No Maida Samosa Recipe: Make crispy samosas at home without flour, you will also have complete control over your health..

Samosa Recipe Without Maida (Refined Flour): Serving crispy samosas with tea has been a long-standing tradition in the country. However, from a health perspective, they aren't considered ideal because they are typically made with *maida* (refined flour), which consists primarily of carbohydrates. The good news is that you can make them using regular wheat flour instead. You might be wondering how a samosa made from wheat flour can achieve that signature crispiness and flakiness. In this article, we’ll share a technique that ensures your samosas turn out so perfect that no one will even realize they weren't made with refined flour.

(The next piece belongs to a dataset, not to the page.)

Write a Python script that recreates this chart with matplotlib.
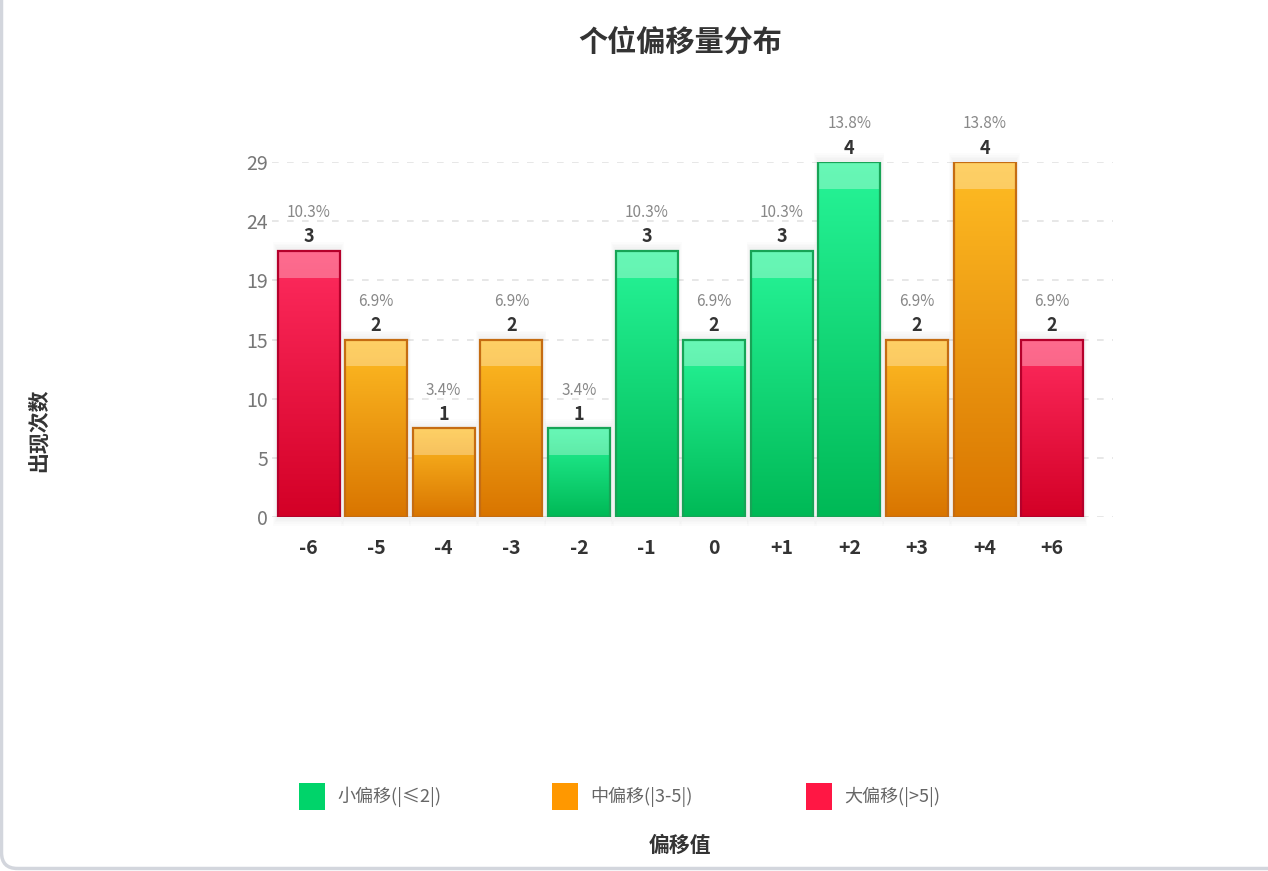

How to Make Crispy Samosas Without Maida
If you want to make crispy samosas without refined flour, kneading the dough correctly is crucial. The crispiness of the final samosa depends largely on this step. That is why a small amount of *sooji* (semolina) is added to the flour. If you are using one cup of flour, mix in two tablespoons of semolina. The semolina should be very fine; if you only have coarse semolina, you can pulse it briefly in a mixer before adding it.

Add *Moyan* (Shortening)
The flakiness of a samosa comes from the *moyan* (fat/shortening) added to the dough. You can use refined oil or ghee for this, though ghee is the better choice for both health and flavor—plus, it gives the samosas a wonderful aroma. Use at least two tablespoons of ghee for one cup of flour. Heat the ghee well, pour it into the flour, and rub the mixture together until the flour starts to clump together like a *laddu* (ball) when pressed. Adding a pinch of baking soda along with the ghee ensures the best possible results.

How to Knead the Samosa Dough?
Keep in mind that samosa dough needs to be relatively firm. Therefore, add water sparingly while kneading. Once the dough is ready, cover it with a damp cloth and let it rest for 15–20 minutes. After this, make small pooris and fill them with the potato stuffing.